**STORED DATA**
________

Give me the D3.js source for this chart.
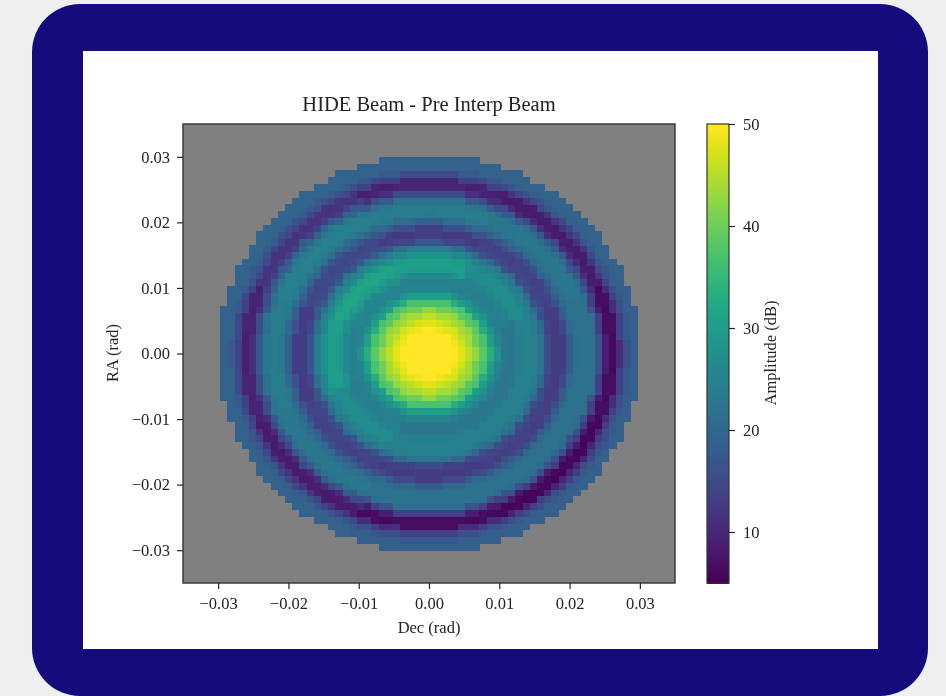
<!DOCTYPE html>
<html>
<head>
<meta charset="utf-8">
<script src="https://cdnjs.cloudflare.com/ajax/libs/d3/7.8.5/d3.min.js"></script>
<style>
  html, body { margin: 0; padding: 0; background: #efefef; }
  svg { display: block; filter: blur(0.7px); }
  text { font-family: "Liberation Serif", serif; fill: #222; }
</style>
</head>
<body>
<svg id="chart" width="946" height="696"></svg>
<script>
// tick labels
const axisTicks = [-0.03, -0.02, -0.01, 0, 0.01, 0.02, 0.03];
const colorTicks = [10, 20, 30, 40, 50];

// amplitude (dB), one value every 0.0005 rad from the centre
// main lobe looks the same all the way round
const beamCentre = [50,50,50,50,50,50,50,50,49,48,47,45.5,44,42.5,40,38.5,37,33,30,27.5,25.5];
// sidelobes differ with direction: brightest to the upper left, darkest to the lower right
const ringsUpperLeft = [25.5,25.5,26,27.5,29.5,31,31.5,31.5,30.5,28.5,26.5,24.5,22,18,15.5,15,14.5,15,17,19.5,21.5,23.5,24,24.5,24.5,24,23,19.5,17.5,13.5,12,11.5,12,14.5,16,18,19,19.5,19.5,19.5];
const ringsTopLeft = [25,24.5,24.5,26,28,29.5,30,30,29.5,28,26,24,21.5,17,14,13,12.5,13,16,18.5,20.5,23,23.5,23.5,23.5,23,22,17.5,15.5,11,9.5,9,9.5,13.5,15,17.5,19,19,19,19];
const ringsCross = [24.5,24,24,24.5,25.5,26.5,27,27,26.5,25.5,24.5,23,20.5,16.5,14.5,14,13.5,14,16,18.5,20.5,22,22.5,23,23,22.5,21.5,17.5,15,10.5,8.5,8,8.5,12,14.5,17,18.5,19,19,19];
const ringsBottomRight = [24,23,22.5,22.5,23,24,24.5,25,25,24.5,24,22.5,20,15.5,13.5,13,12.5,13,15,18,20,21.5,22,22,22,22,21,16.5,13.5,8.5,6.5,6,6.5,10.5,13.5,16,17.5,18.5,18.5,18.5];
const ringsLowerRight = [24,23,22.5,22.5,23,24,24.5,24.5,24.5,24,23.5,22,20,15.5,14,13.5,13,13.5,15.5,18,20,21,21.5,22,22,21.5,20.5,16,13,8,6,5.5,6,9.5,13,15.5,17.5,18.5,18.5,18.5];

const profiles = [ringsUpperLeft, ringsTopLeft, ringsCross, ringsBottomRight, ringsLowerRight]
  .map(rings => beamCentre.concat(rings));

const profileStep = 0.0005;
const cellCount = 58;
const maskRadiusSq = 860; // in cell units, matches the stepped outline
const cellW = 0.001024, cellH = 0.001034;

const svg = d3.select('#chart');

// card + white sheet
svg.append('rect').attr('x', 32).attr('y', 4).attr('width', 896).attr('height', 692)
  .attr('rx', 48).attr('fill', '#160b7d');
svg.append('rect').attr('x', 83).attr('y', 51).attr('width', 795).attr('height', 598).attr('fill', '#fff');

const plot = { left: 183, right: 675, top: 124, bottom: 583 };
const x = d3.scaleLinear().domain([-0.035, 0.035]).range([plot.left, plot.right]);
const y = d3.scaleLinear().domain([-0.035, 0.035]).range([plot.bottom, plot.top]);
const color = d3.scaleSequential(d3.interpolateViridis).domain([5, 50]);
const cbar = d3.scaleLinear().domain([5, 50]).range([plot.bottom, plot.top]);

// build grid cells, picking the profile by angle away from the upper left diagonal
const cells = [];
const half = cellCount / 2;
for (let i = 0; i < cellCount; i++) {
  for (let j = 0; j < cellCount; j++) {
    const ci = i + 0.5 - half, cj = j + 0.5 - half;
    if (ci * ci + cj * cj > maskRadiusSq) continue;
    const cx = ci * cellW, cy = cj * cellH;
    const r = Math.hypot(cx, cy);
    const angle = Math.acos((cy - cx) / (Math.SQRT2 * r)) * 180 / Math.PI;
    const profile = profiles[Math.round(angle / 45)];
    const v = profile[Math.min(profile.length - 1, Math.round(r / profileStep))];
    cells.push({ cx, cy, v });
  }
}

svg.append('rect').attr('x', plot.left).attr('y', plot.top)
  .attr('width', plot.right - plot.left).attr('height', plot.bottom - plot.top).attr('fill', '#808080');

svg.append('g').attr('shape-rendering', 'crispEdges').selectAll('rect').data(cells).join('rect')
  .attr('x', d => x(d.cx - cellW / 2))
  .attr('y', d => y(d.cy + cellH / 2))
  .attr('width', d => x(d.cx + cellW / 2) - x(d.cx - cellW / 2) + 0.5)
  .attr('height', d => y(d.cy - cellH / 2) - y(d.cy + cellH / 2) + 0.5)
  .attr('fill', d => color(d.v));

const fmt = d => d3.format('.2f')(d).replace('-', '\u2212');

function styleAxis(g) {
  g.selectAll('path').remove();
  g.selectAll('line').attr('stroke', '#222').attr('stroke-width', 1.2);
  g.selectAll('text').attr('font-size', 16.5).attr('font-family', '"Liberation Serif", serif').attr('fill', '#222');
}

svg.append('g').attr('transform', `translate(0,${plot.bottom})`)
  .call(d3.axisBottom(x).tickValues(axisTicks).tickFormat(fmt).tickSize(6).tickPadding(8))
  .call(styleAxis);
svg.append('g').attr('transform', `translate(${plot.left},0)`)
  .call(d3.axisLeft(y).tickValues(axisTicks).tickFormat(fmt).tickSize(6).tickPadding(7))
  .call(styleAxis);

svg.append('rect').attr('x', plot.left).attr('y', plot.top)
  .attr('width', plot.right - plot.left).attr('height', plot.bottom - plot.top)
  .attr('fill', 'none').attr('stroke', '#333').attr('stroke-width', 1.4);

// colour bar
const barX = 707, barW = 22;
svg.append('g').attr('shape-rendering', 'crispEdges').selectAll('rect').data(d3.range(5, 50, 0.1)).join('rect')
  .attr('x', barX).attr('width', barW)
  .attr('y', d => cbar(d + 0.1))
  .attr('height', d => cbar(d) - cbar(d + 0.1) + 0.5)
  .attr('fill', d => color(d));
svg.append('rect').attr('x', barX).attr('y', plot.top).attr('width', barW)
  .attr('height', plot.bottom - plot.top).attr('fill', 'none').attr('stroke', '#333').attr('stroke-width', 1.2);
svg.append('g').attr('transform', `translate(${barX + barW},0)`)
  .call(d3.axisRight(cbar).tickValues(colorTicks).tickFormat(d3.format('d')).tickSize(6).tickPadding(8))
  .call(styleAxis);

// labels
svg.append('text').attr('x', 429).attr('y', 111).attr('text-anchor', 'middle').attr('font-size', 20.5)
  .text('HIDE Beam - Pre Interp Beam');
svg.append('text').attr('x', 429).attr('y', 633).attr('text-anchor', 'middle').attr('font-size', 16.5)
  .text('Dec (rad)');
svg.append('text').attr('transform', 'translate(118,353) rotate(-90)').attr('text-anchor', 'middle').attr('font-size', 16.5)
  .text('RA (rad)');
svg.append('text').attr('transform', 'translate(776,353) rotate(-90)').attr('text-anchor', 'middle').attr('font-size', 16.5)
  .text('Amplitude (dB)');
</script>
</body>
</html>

________

**PROBLEM**
Reproduce every line precisely as given, omitting all pictures.

**SOLUTION TO THIS PROBLEM**
Give me the D3.js source for this chart.
<!DOCTYPE html>
<html>
<head>
<meta charset="utf-8">
<script src="https://cdnjs.cloudflare.com/ajax/libs/d3/7.8.5/d3.min.js"></script>
<style>
  html, body { margin: 0; padding: 0; background: #efefef; }
  svg { display: block; filter: blur(0.7px); }
  text { font-family: "Liberation Serif", serif; fill: #222; }
</style>
</head>
<body>
<svg id="chart" width="946" height="696"></svg>
<script>
// tick labels
const axisTicks = [-0.03, -0.02, -0.01, 0, 0.01, 0.02, 0.03];
const colorTicks = [10, 20, 30, 40, 50];

// amplitude (dB), one value every 0.0005 rad from the centre
// main lobe looks the same all the way round
const beamCentre = [50,50,50,50,50,50,50,50,49,48,47,45.5,44,42.5,40,38.5,37,33,30,27.5,25.5];
// sidelobes differ with direction: brightest to the upper left, darkest to the lower right
const ringsUpperLeft = [25.5,25.5,26,27.5,29.5,31,31.5,31.5,30.5,28.5,26.5,24.5,22,18,15.5,15,14.5,15,17,19.5,21.5,23.5,24,24.5,24.5,24,23,19.5,17.5,13.5,12,11.5,12,14.5,16,18,19,19.5,19.5,19.5];
const ringsTopLeft = [25,24.5,24.5,26,28,29.5,30,30,29.5,28,26,24,21.5,17,14,13,12.5,13,16,18.5,20.5,23,23.5,23.5,23.5,23,22,17.5,15.5,11,9.5,9,9.5,13.5,15,17.5,19,19,19,19];
const ringsCross = [24.5,24,24,24.5,25.5,26.5,27,27,26.5,25.5,24.5,23,20.5,16.5,14.5,14,13.5,14,16,18.5,20.5,22,22.5,23,23,22.5,21.5,17.5,15,10.5,8.5,8,8.5,12,14.5,17,18.5,19,19,19];
const ringsBottomRight = [24,23,22.5,22.5,23,24,24.5,25,25,24.5,24,22.5,20,15.5,13.5,13,12.5,13,15,18,20,21.5,22,22,22,22,21,16.5,13.5,8.5,6.5,6,6.5,10.5,13.5,16,17.5,18.5,18.5,18.5];
const ringsLowerRight = [24,23,22.5,22.5,23,24,24.5,24.5,24.5,24,23.5,22,20,15.5,14,13.5,13,13.5,15.5,18,20,21,21.5,22,22,21.5,20.5,16,13,8,6,5.5,6,9.5,13,15.5,17.5,18.5,18.5,18.5];

const profiles = [ringsUpperLeft, ringsTopLeft, ringsCross, ringsBottomRight, ringsLowerRight]
  .map(rings => beamCentre.concat(rings));

const profileStep = 0.0005;
const cellCount = 58;
const maskRadiusSq = 860; // in cell units, matches the stepped outline
const cellW = 0.001024, cellH = 0.001034;

const svg = d3.select('#chart');

// card + white sheet
svg.append('rect').attr('x', 32).attr('y', 4).attr('width', 896).attr('height', 692)
  .attr('rx', 48).attr('fill', '#160b7d');
svg.append('rect').attr('x', 83).attr('y', 51).attr('width', 795).attr('height', 598).attr('fill', '#fff');

const plot = { left: 183, right: 675, top: 124, bottom: 583 };
const x = d3.scaleLinear().domain([-0.035, 0.035]).range([plot.left, plot.right]);
const y = d3.scaleLinear().domain([-0.035, 0.035]).range([plot.bottom, plot.top]);
const color = d3.scaleSequential(d3.interpolateViridis).domain([5, 50]);
const cbar = d3.scaleLinear().domain([5, 50]).range([plot.bottom, plot.top]);

// build grid cells, picking the profile by angle away from the upper left diagonal
const cells = [];
const half = cellCount / 2;
for (let i = 0; i < cellCount; i++) {
  for (let j = 0; j < cellCount; j++) {
    const ci = i + 0.5 - half, cj = j + 0.5 - half;
    if (ci * ci + cj * cj > maskRadiusSq) continue;
    const cx = ci * cellW, cy = cj * cellH;
    const r = Math.hypot(cx, cy);
    const angle = Math.acos((cy - cx) / (Math.SQRT2 * r)) * 180 / Math.PI;
    const profile = profiles[Math.round(angle / 45)];
    const v = profile[Math.min(profile.length - 1, Math.round(r / profileStep))];
    cells.push({ cx, cy, v });
  }
}

svg.append('rect').attr('x', plot.left).attr('y', plot.top)
  .attr('width', plot.right - plot.left).attr('height', plot.bottom - plot.top).attr('fill', '#808080');

svg.append('g').attr('shape-rendering', 'crispEdges').selectAll('rect').data(cells).join('rect')
  .attr('x', d => x(d.cx - cellW / 2))
  .attr('y', d => y(d.cy + cellH / 2))
  .attr('width', d => x(d.cx + cellW / 2) - x(d.cx - cellW / 2) + 0.5)
  .attr('height', d => y(d.cy - cellH / 2) - y(d.cy + cellH / 2) + 0.5)
  .attr('fill', d => color(d.v));

const fmt = d => d3.format('.2f')(d).replace('-', '\u2212');

function styleAxis(g) {
  g.selectAll('path').remove();
  g.selectAll('line').attr('stroke', '#222').attr('stroke-width', 1.2);
  g.selectAll('text').attr('font-size', 16.5).attr('font-family', '"Liberation Serif", serif').attr('fill', '#222');
}

svg.append('g').attr('transform', `translate(0,${plot.bottom})`)
  .call(d3.axisBottom(x).tickValues(axisTicks).tickFormat(fmt).tickSize(6).tickPadding(8))
  .call(styleAxis);
svg.append('g').attr('transform', `translate(${plot.left},0)`)
  .call(d3.axisLeft(y).tickValues(axisTicks).tickFormat(fmt).tickSize(6).tickPadding(7))
  .call(styleAxis);

svg.append('rect').attr('x', plot.left).attr('y', plot.top)
  .attr('width', plot.right - plot.left).attr('height', plot.bottom - plot.top)
  .attr('fill', 'none').attr('stroke', '#333').attr('stroke-width', 1.4);

// colour bar
const barX = 707, barW = 22;
svg.append('g').attr('shape-rendering', 'crispEdges').selectAll('rect').data(d3.range(5, 50, 0.1)).join('rect')
  .attr('x', barX).attr('width', barW)
  .attr('y', d => cbar(d + 0.1))
  .attr('height', d => cbar(d) - cbar(d + 0.1) + 0.5)
  .attr('fill', d => color(d));
svg.append('rect').attr('x', barX).attr('y', plot.top).attr('width', barW)
  .attr('height', plot.bottom - plot.top).attr('fill', 'none').attr('stroke', '#333').attr('stroke-width', 1.2);
svg.append('g').attr('transform', `translate(${barX + barW},0)`)
  .call(d3.axisRight(cbar).tickValues(colorTicks).tickFormat(d3.format('d')).tickSize(6).tickPadding(8))
  .call(styleAxis);

// labels
svg.append('text').attr('x', 429).attr('y', 111).attr('text-anchor', 'middle').attr('font-size', 20.5)
  .text('HIDE Beam - Pre Interp Beam');
svg.append('text').attr('x', 429).attr('y', 633).attr('text-anchor', 'middle').attr('font-size', 16.5)
  .text('Dec (rad)');
svg.append('text').attr('transform', 'translate(118,353) rotate(-90)').attr('text-anchor', 'middle').attr('font-size', 16.5)
  .text('RA (rad)');
svg.append('text').attr('transform', 'translate(776,353) rotate(-90)').attr('text-anchor', 'middle').attr('font-size', 16.5)
  .text('Amplitude (dB)');
</script>
</body>
</html>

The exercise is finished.